— TO DO —
Go through the material and write it all out exactly, minus the pictures.

※

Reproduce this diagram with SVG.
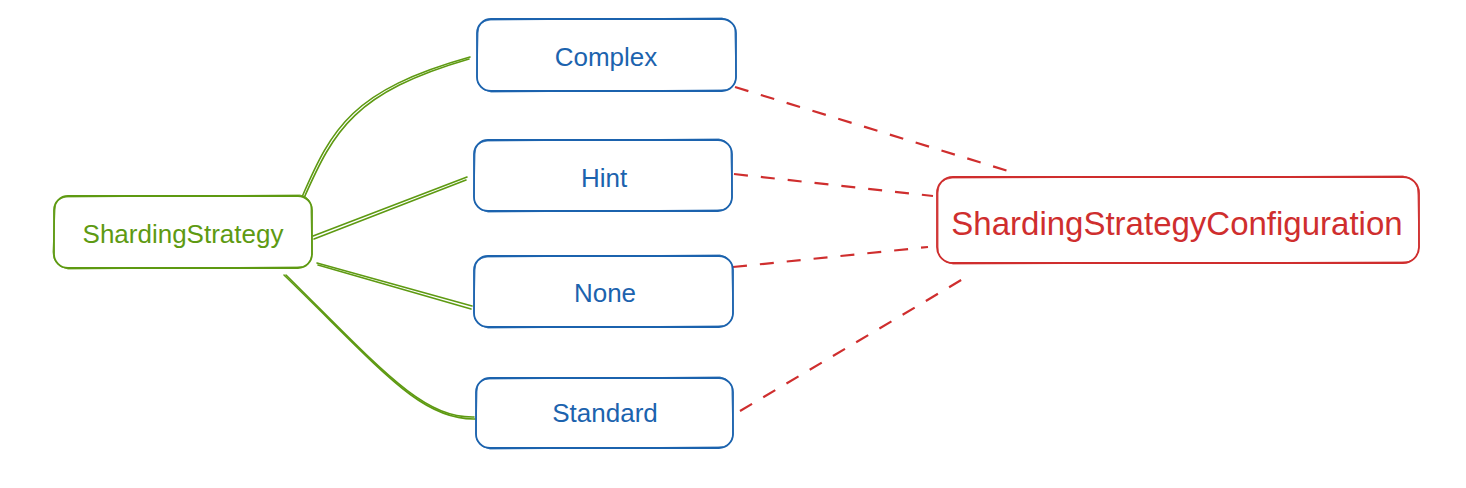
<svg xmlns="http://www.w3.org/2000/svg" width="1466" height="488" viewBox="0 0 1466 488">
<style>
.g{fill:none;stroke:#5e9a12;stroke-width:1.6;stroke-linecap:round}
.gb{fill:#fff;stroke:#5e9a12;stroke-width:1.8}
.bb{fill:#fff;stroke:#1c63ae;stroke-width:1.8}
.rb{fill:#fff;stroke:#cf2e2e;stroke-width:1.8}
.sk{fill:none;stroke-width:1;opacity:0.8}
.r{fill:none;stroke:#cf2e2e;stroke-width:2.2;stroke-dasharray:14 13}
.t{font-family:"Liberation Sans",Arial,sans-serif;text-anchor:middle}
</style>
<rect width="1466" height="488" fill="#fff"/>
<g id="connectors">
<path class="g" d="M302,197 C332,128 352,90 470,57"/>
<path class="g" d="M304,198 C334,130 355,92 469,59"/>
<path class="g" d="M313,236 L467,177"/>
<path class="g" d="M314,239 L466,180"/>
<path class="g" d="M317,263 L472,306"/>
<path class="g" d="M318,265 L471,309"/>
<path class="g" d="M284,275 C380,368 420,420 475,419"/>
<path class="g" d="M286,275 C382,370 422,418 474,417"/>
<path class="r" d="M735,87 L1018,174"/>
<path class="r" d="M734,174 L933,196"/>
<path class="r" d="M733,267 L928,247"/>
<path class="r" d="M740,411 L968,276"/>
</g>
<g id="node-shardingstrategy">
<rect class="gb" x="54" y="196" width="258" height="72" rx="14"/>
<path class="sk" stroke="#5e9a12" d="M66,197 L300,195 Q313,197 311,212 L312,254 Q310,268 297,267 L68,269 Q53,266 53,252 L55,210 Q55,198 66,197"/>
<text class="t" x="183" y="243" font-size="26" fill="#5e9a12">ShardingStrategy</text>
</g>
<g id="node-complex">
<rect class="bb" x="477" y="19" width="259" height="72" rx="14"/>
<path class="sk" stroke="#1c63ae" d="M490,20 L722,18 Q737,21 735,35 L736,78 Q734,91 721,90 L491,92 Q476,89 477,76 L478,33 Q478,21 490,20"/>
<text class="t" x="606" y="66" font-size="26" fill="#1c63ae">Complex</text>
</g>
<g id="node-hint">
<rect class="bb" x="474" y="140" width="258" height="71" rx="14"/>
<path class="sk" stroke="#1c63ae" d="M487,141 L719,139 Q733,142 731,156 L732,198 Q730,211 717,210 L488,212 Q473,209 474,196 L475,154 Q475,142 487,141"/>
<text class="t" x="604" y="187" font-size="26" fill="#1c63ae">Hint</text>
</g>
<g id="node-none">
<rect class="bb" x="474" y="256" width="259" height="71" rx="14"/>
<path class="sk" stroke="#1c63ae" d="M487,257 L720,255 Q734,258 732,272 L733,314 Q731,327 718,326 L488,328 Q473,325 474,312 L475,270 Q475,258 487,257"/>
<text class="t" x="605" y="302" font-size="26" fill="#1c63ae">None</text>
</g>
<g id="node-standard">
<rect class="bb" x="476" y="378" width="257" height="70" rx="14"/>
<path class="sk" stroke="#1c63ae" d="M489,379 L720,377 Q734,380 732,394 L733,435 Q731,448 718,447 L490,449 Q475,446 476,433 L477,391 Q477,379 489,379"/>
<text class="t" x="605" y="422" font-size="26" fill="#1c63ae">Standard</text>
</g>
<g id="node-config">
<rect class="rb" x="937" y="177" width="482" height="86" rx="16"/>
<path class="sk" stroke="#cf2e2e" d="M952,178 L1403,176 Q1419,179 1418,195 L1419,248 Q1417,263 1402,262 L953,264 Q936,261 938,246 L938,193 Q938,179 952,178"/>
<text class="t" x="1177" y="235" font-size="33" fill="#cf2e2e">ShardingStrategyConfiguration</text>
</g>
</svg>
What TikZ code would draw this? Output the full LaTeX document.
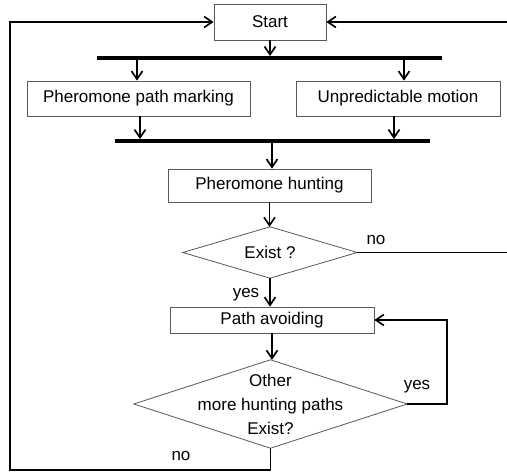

※

— OUTPUT BELOW —
Reproduce this diagram with SVG.
<svg xmlns="http://www.w3.org/2000/svg" width="1466" height="488" viewBox="0 0 1466 488">
<style>
.g{fill:none;stroke:#5e9a12;stroke-width:1.6;stroke-linecap:round}
.gb{fill:#fff;stroke:#5e9a12;stroke-width:1.8}
.bb{fill:#fff;stroke:#1c63ae;stroke-width:1.8}
.rb{fill:#fff;stroke:#cf2e2e;stroke-width:1.8}
.sk{fill:none;stroke-width:1;opacity:0.8}
.r{fill:none;stroke:#cf2e2e;stroke-width:2.2;stroke-dasharray:14 13}
.t{font-family:"Liberation Sans",Arial,sans-serif;text-anchor:middle}
</style>
<rect width="1466" height="488" fill="#fff"/>
<g id="connectors">
<path class="g" d="M302,197 C332,128 352,90 470,57"/>
<path class="g" d="M304,198 C334,130 355,92 469,59"/>
<path class="g" d="M313,236 L467,177"/>
<path class="g" d="M314,239 L466,180"/>
<path class="g" d="M317,263 L472,306"/>
<path class="g" d="M318,265 L471,309"/>
<path class="g" d="M284,275 C380,368 420,420 475,419"/>
<path class="g" d="M286,275 C382,370 422,418 474,417"/>
<path class="r" d="M735,87 L1018,174"/>
<path class="r" d="M734,174 L933,196"/>
<path class="r" d="M733,267 L928,247"/>
<path class="r" d="M740,411 L968,276"/>
</g>
<g id="node-shardingstrategy">
<rect class="gb" x="54" y="196" width="258" height="72" rx="14"/>
<path class="sk" stroke="#5e9a12" d="M66,197 L300,195 Q313,197 311,212 L312,254 Q310,268 297,267 L68,269 Q53,266 53,252 L55,210 Q55,198 66,197"/>
<text class="t" x="183" y="243" font-size="26" fill="#5e9a12">ShardingStrategy</text>
</g>
<g id="node-complex">
<rect class="bb" x="477" y="19" width="259" height="72" rx="14"/>
<path class="sk" stroke="#1c63ae" d="M490,20 L722,18 Q737,21 735,35 L736,78 Q734,91 721,90 L491,92 Q476,89 477,76 L478,33 Q478,21 490,20"/>
<text class="t" x="606" y="66" font-size="26" fill="#1c63ae">Complex</text>
</g>
<g id="node-hint">
<rect class="bb" x="474" y="140" width="258" height="71" rx="14"/>
<path class="sk" stroke="#1c63ae" d="M487,141 L719,139 Q733,142 731,156 L732,198 Q730,211 717,210 L488,212 Q473,209 474,196 L475,154 Q475,142 487,141"/>
<text class="t" x="604" y="187" font-size="26" fill="#1c63ae">Hint</text>
</g>
<g id="node-none">
<rect class="bb" x="474" y="256" width="259" height="71" rx="14"/>
<path class="sk" stroke="#1c63ae" d="M487,257 L720,255 Q734,258 732,272 L733,314 Q731,327 718,326 L488,328 Q473,325 474,312 L475,270 Q475,258 487,257"/>
<text class="t" x="605" y="302" font-size="26" fill="#1c63ae">None</text>
</g>
<g id="node-standard">
<rect class="bb" x="476" y="378" width="257" height="70" rx="14"/>
<path class="sk" stroke="#1c63ae" d="M489,379 L720,377 Q734,380 732,394 L733,435 Q731,448 718,447 L490,449 Q475,446 476,433 L477,391 Q477,379 489,379"/>
<text class="t" x="605" y="422" font-size="26" fill="#1c63ae">Standard</text>
</g>
<g id="node-config">
<rect class="rb" x="937" y="177" width="482" height="86" rx="16"/>
<path class="sk" stroke="#cf2e2e" d="M952,178 L1403,176 Q1419,179 1418,195 L1419,248 Q1417,263 1402,262 L953,264 Q936,261 938,246 L938,193 Q938,179 952,178"/>
<text class="t" x="1177" y="235" font-size="33" fill="#cf2e2e">ShardingStrategyConfiguration</text>
</g>
</svg>
What TikZ code would draw this? Output the full LaTeX document.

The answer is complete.